Machine-Generated Tweet Detection Using Deep Learning Techniques and FastText Representations

K. Pavani1 , K. Baby Ramya2 , Y. Meghana3

doi:10.64751/

Authors

K. Pavani1 , K. Baby Ramya2 , Y. Meghana3 Author

DOI:

https://doi.org/10.64751/

Abstract

A new way to influence public opinion on social media has emerged thanks to recent advancements in natural language creation. The generative capabilities of deep neural models have been greatly enhanced by advancements in language modeling, giving them better skills for content production. Consequently, text-generative models have become quite powerful, which adversaries can use to their advantage to build social bots, which in turn makes it easier to create real deepfake posts and influence public discourse. As a solution, we must develop trustworthy algorithms to identify deepfake messages on social media. The detection of machinegenerated content on social media platforms like Twitter is the current area of research interest. Using the open-source Tweepfake dataset, this research employs a simple deep learning model with word embeddings to distinguish between bot-generated and human-generated tweets. Using FastText word embeddings, a typical Convolutional Neural Network (CNN) architecture is built to detect deepfake tweets.

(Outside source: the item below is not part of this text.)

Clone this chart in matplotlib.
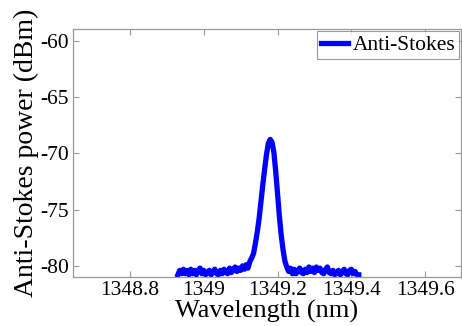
import matplotlib
matplotlib.use("Agg")
import matplotlib.pyplot as plt

wavelength = [
    1348.930, 1348.935, 1348.940, 1348.945, 1348.950, 1348.955, 1348.960, 1348.965,
    1348.970, 1348.975, 1348.980, 1348.985, 1348.990, 1348.995, 1349.000, 1349.005,
    1349.010, 1349.015, 1349.020, 1349.025, 1349.030, 1349.035, 1349.040, 1349.045,
    1349.050, 1349.055, 1349.060, 1349.065, 1349.070, 1349.075, 1349.080, 1349.085,
    1349.090, 1349.095, 1349.100, 1349.105, 1349.110, 1349.115, 1349.120, 1349.125,
    1349.130, 1349.135, 1349.140, 1349.145, 1349.150, 1349.155, 1349.160, 1349.165,
    1349.170, 1349.175, 1349.180, 1349.185, 1349.190, 1349.195, 1349.200, 1349.205,
    1349.210, 1349.215, 1349.220, 1349.225, 1349.230, 1349.235, 1349.240, 1349.245,
    1349.250, 1349.255, 1349.260, 1349.265, 1349.270, 1349.275, 1349.280, 1349.285,
    1349.290, 1349.295, 1349.300, 1349.305, 1349.310, 1349.315, 1349.320, 1349.325,
    1349.330, 1349.335, 1349.340, 1349.345, 1349.350, 1349.355, 1349.360, 1349.365,
    1349.370, 1349.375, 1349.380, 1349.385, 1349.390, 1349.395, 1349.400, 1349.405,
    1349.410, 1349.415, 1349.420,
]
anti_stokes_dbm = [
    -80.8, -80.4, -80.7, -80.3, -80.7, -80.4, -80.8, -80.3,
    -80.7, -80.4, -80.8, -80.4, -80.2, -80.7, -80.4, -80.8,
    -80.6, -80.4, -80.8, -80.5, -80.3, -80.7, -80.8, -80.4,
    -80.7, -80.3, -80.6, -80.7, -80.2, -80.6, -80.3, -80.1,
    -80.5, -80.2, -80.4, -80.0, -80.3, -79.9, -80.2, -79.6,
    -79.3, -78.9, -78.0, -77.0, -75.8, -74.3, -72.8, -71.4,
    -70.1, -69.1, -68.75, -69.0, -69.9, -71.6, -73.6, -75.6,
    -77.3, -78.6, -79.6, -80.1, -80.5, -80.2, -80.7, -80.3,
    -80.7, -80.4, -80.2, -80.6, -80.7, -80.3, -80.6, -80.1,
    -80.5, -80.2, -80.6, -80.1, -80.4, -80.2, -80.6, -80.7,
    -80.3, -80.1, -80.6, -80.7, -80.4, -80.8, -80.6, -80.4,
    -80.8, -80.6, -80.3, -80.7, -80.8, -80.4, -80.3, -80.7,
    -80.5, -80.8, -80.8,
]
xticks = [1348.8, 1349.0, 1349.2, 1349.4, 1349.6]
xtick_labels = ["1348.8", "1349", "1349.2", "1349.4", "1349.6"]
yticks = [-80, -75, -70, -65, -60]
ytick_labels = ["-80", "-75", "-70", "-65", "-60"]

plt.rcParams['font.family'] = ['Liberation Serif', 'DejaVu Serif']

fig = plt.figure(figsize=(4.62, 3.26), dpi=100)
ax = fig.add_axes([0.158, 0.150, 0.840, 0.761])
ax.plot(wavelength, anti_stokes_dbm, color='#0000ff', lw=3.8, label='Anti-Stokes')
ax.set_xlim(1348.646, 1349.697)
ax.set_ylim(-81.0, -58.93)
ax.set_xticks(xticks)
ax.set_xticklabels(xtick_labels)
ax.set_yticks(yticks)
ax.set_yticklabels(ytick_labels)
ax.tick_params(direction='in', length=4, width=0.8, color='0.6', labelsize=15.5,
               top=True, right=True, pad=3)
for s in ax.spines.values():
    s.set_color('0.6')
    s.set_linewidth(0.9)
ax.set_xlabel('Wavelength (nm)', fontsize=19, labelpad=0)
ax.set_ylabel('Anti-Stokes power (dBm)', fontsize=20, labelpad=1)
leg = ax.legend(loc='upper right', fontsize=15.5, frameon=True, fancybox=False,
                handlelength=1.25, handletextpad=0.2, borderpad=0.2,
                borderaxespad=0.08, edgecolor='0.5')
leg.get_frame().set_linewidth(0.8)
fig.savefig('out.png', dpi=100)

In order to prove that the suggested method performed better than the baseline, this research used a large number of machine learning models. Term Frequency, FastText, FastText subword embeddings, Term Frequency-Inverse Document Frequency, and other properties were utilized by these core approaches. To further prove its effectiveness and highlight its benefits in solving the current challenge, the proposed method is compared to other deep learning models, such as CNN-LSTM and Long Short-Term Memory (LSTM). Results from experiments show that the CNN architecture configuration with FastText embeddings is suitable for effective and efficient classification of Twitter data, with an astounding 93% accuracy..